With Will Eisner’s passing this week, another big point of contention for me is just how mundane comics have become.  Eisner’s work NEVER bound itself to convention. When the world was doing superheroes, he was doing art comics about the war.  He’s always bucked convention, and that is what made him great.  When it comes down to it, we live in a time that’s very hard to do something “new.”  Add to that our pop cultures obsession with the idea that everything needs to be “Blank meets Blank,” and as a writer, you have a feeling of being trapped into the genres that are successful and the styles and formats that are dominating the industry.  Fact is, the truly great ones, the ones who break out of the mass of wannabes and aspiring amateurs, are the ones who go against the grain and do something very different.
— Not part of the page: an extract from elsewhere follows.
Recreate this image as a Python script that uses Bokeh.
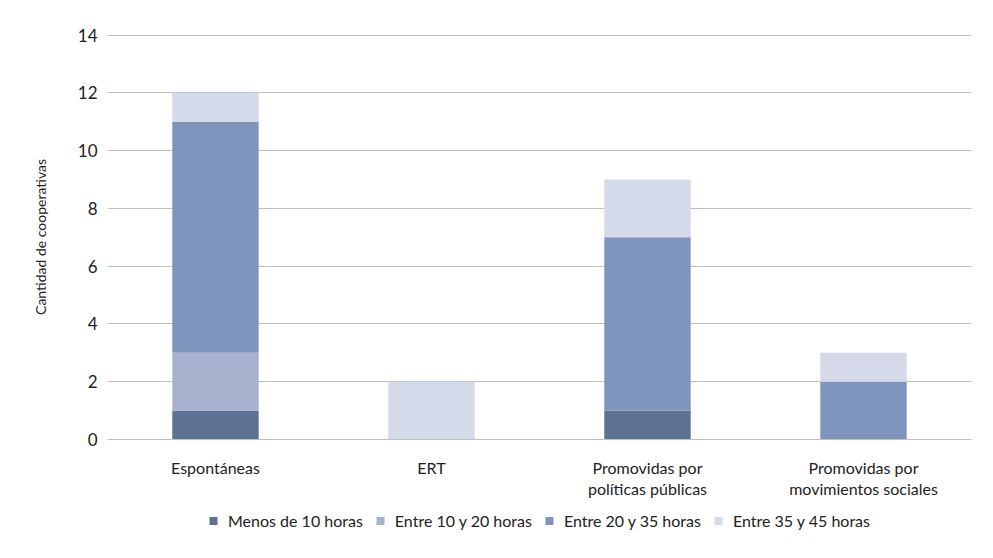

Brian Michael Bendis stands as a great example of this.  Nobody was reading dialogue heavy art-light books when he was doing Jinx, Torso and other projects during that period of his career.  But, he stuck by it as something viable and look at him now: he’s all but reworked the entire industry in his image.  It’s that sort of eye for something wholly original that defines the next era our industry will enter.  So, in honor of Mr. Eisner, that’s another, and probably the most challenging, of my resolutions.

Ultimately, resolutions all fall by the wayside.  It’s not about holding on to them for dear life, despite common sense and whatnot.  It’s about using this time of year to investigate who you are as a creator and where you are as a person.